Copy out the data exactly, leaving the pictures behind.

Stored items from a collection
★ ★ ★ ★ ★ ★ ★

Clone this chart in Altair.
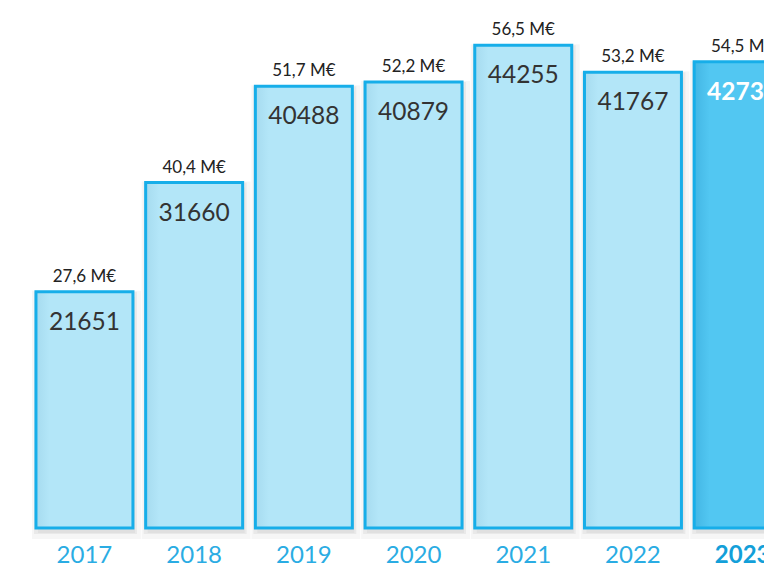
import altair as alt
import pandas as pd

years = ["2017", "2018", "2019", "2020", "2021", "2022", "2023"]
counts = [21651, 31660, 40488, 40879, 44255, 41767, 42730]
amounts = [27.6, 40.4, 51.7, 52.2, 56.5, 53.2, 54.5]

df = pd.DataFrame({
    "year": years,
    "count": counts,
    "amount": [f"{a:.1f}".replace(".", ",") + " M€" for a in amounts],
    "current": [y == "2023" for y in years],
})

FONT = "Lato"

x = alt.X(
    "year:N",
    sort=years,
    title=None,
    scale=alt.Scale(range=[29.6, 797.5], paddingInner=0.116, paddingOuter=0.058),
    axis=alt.Axis(
        domain=False,
        ticks=False,
        tickSize=0,
        labelPadding=34,
        labelBaseline="alphabetic",
        labelAngle=0,
        labelFont=FONT,
        labelFontSize=24,
        labelColor={"condition": {"test": "datum.value == '2023'", "value": "#139fd9"}, "value": "#2aace3"},
        labelFontWeight={"condition": {"test": "datum.value == '2023'", "value": "bold"}, "value": "normal"},
        grid=False,
    ),
)
y = alt.Y("count:Q", scale=alt.Scale(domain=[0, 48400]), axis=None)

base = alt.Chart(df).encode(x=x, y=y)

shadow1 = base.mark_bar(
    fill="#000", fillOpacity=0.04, stroke="#000", strokeOpacity=0.035, strokeWidth=12, yOffset=5, xOffset=2
)
shadow2 = base.mark_bar(
    fill="#000", fillOpacity=0.0, stroke="#000", strokeOpacity=0.05, strokeWidth=6, yOffset=3, xOffset=1
)

grad_light = alt.Gradient(
    gradient="linear", x1=0, x2=1, y1=0, y2=0,
    stops=[
        alt.GradientStop(color="#a6dbef", offset=0),
        alt.GradientStop(color="#b3e6f8", offset=0.14),
        alt.GradientStop(color="#b3e6f8", offset=1),
    ],
)
grad_dark = alt.Gradient(
    gradient="linear", x1=0, x2=1, y1=0, y2=0,
    stops=[
        alt.GradientStop(color="#43b6e4", offset=0),
        alt.GradientStop(color="#52c7f2", offset=0.16),
        alt.GradientStop(color="#52c7f2", offset=1),
    ],
)

bars_light = base.transform_filter("!datum.current").mark_bar(
    fill=grad_light, stroke="#17aee9", strokeWidth=3
)
bars_dark = base.transform_filter("datum.current").mark_bar(
    fill=grad_dark, stroke="#17aee9", strokeWidth=3
)

amount_text = base.mark_text(
    baseline="alphabetic", dy=-10, font=FONT, fontSize=17, color="#222222"
).encode(text="amount:N")

count_light = base.transform_filter("!datum.current").mark_text(
    baseline="alphabetic", dy=38, font=FONT, fontSize=24.5, color="#333333"
).encode(text="count:Q")
count_dark = base.transform_filter("datum.current").mark_text(
    baseline="alphabetic", dy=38, font=FONT, fontSize=24.5, fontWeight="bold", color="#ffffff"
).encode(text="count:Q")

chart = (
    alt.layer(shadow1, shadow2, bars_light, bars_dark, amount_text, count_light, count_dark)
    .properties(
        width=764,
        height=528,
        padding={"left": 0, "top": 0, "right": 0, "bottom": 36},
        autosize=alt.AutoSizeParams(type="none"),
        background="#ffffff",
    )
    .configure_view(stroke="transparent", strokeWidth=0)
)

chart.save("out.html", embed_options={"renderer": "svg", "actions": False})
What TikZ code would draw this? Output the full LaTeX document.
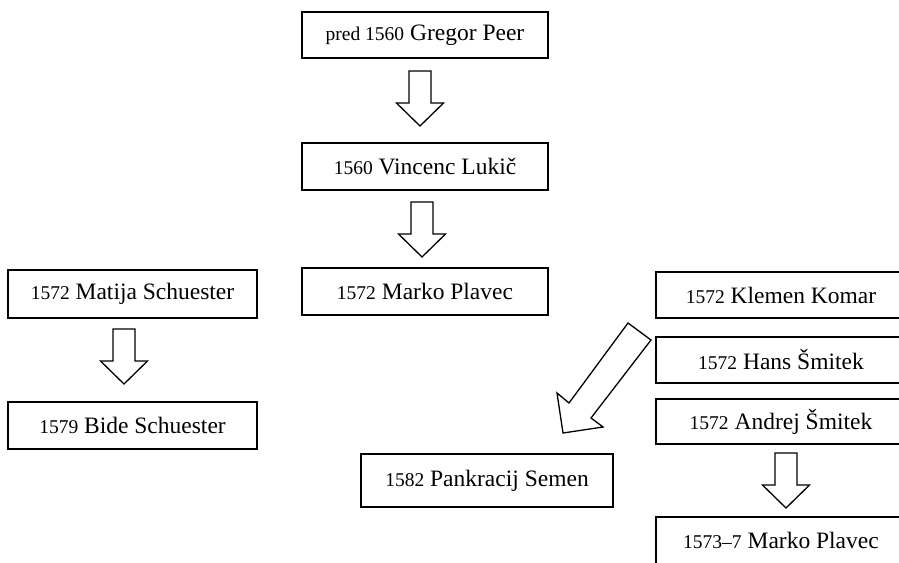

★ ★ ★ ★ ★ ★ ★

### Written solution
Clone this chart in Altair.
import altair as alt
import pandas as pd

years = ["2017", "2018", "2019", "2020", "2021", "2022", "2023"]
counts = [21651, 31660, 40488, 40879, 44255, 41767, 42730]
amounts = [27.6, 40.4, 51.7, 52.2, 56.5, 53.2, 54.5]

df = pd.DataFrame({
    "year": years,
    "count": counts,
    "amount": [f"{a:.1f}".replace(".", ",") + " M€" for a in amounts],
    "current": [y == "2023" for y in years],
})

FONT = "Lato"

x = alt.X(
    "year:N",
    sort=years,
    title=None,
    scale=alt.Scale(range=[29.6, 797.5], paddingInner=0.116, paddingOuter=0.058),
    axis=alt.Axis(
        domain=False,
        ticks=False,
        tickSize=0,
        labelPadding=34,
        labelBaseline="alphabetic",
        labelAngle=0,
        labelFont=FONT,
        labelFontSize=24,
        labelColor={"condition": {"test": "datum.value == '2023'", "value": "#139fd9"}, "value": "#2aace3"},
        labelFontWeight={"condition": {"test": "datum.value == '2023'", "value": "bold"}, "value": "normal"},
        grid=False,
    ),
)
y = alt.Y("count:Q", scale=alt.Scale(domain=[0, 48400]), axis=None)

base = alt.Chart(df).encode(x=x, y=y)

shadow1 = base.mark_bar(
    fill="#000", fillOpacity=0.04, stroke="#000", strokeOpacity=0.035, strokeWidth=12, yOffset=5, xOffset=2
)
shadow2 = base.mark_bar(
    fill="#000", fillOpacity=0.0, stroke="#000", strokeOpacity=0.05, strokeWidth=6, yOffset=3, xOffset=1
)

grad_light = alt.Gradient(
    gradient="linear", x1=0, x2=1, y1=0, y2=0,
    stops=[
        alt.GradientStop(color="#a6dbef", offset=0),
        alt.GradientStop(color="#b3e6f8", offset=0.14),
        alt.GradientStop(color="#b3e6f8", offset=1),
    ],
)
grad_dark = alt.Gradient(
    gradient="linear", x1=0, x2=1, y1=0, y2=0,
    stops=[
        alt.GradientStop(color="#43b6e4", offset=0),
        alt.GradientStop(color="#52c7f2", offset=0.16),
        alt.GradientStop(color="#52c7f2", offset=1),
    ],
)

bars_light = base.transform_filter("!datum.current").mark_bar(
    fill=grad_light, stroke="#17aee9", strokeWidth=3
)
bars_dark = base.transform_filter("datum.current").mark_bar(
    fill=grad_dark, stroke="#17aee9", strokeWidth=3
)

amount_text = base.mark_text(
    baseline="alphabetic", dy=-10, font=FONT, fontSize=17, color="#222222"
).encode(text="amount:N")

count_light = base.transform_filter("!datum.current").mark_text(
    baseline="alphabetic", dy=38, font=FONT, fontSize=24.5, color="#333333"
).encode(text="count:Q")
count_dark = base.transform_filter("datum.current").mark_text(
    baseline="alphabetic", dy=38, font=FONT, fontSize=24.5, fontWeight="bold", color="#ffffff"
).encode(text="count:Q")

chart = (
    alt.layer(shadow1, shadow2, bars_light, bars_dark, amount_text, count_light, count_dark)
    .properties(
        width=764,
        height=528,
        padding={"left": 0, "top": 0, "right": 0, "bottom": 36},
        autosize=alt.AutoSizeParams(type="none"),
        background="#ffffff",
    )
    .configure_view(stroke="transparent", strokeWidth=0)
)

chart.save("out.html", embed_options={"renderer": "svg", "actions": False})
What TikZ code would draw this? Output the full LaTeX document.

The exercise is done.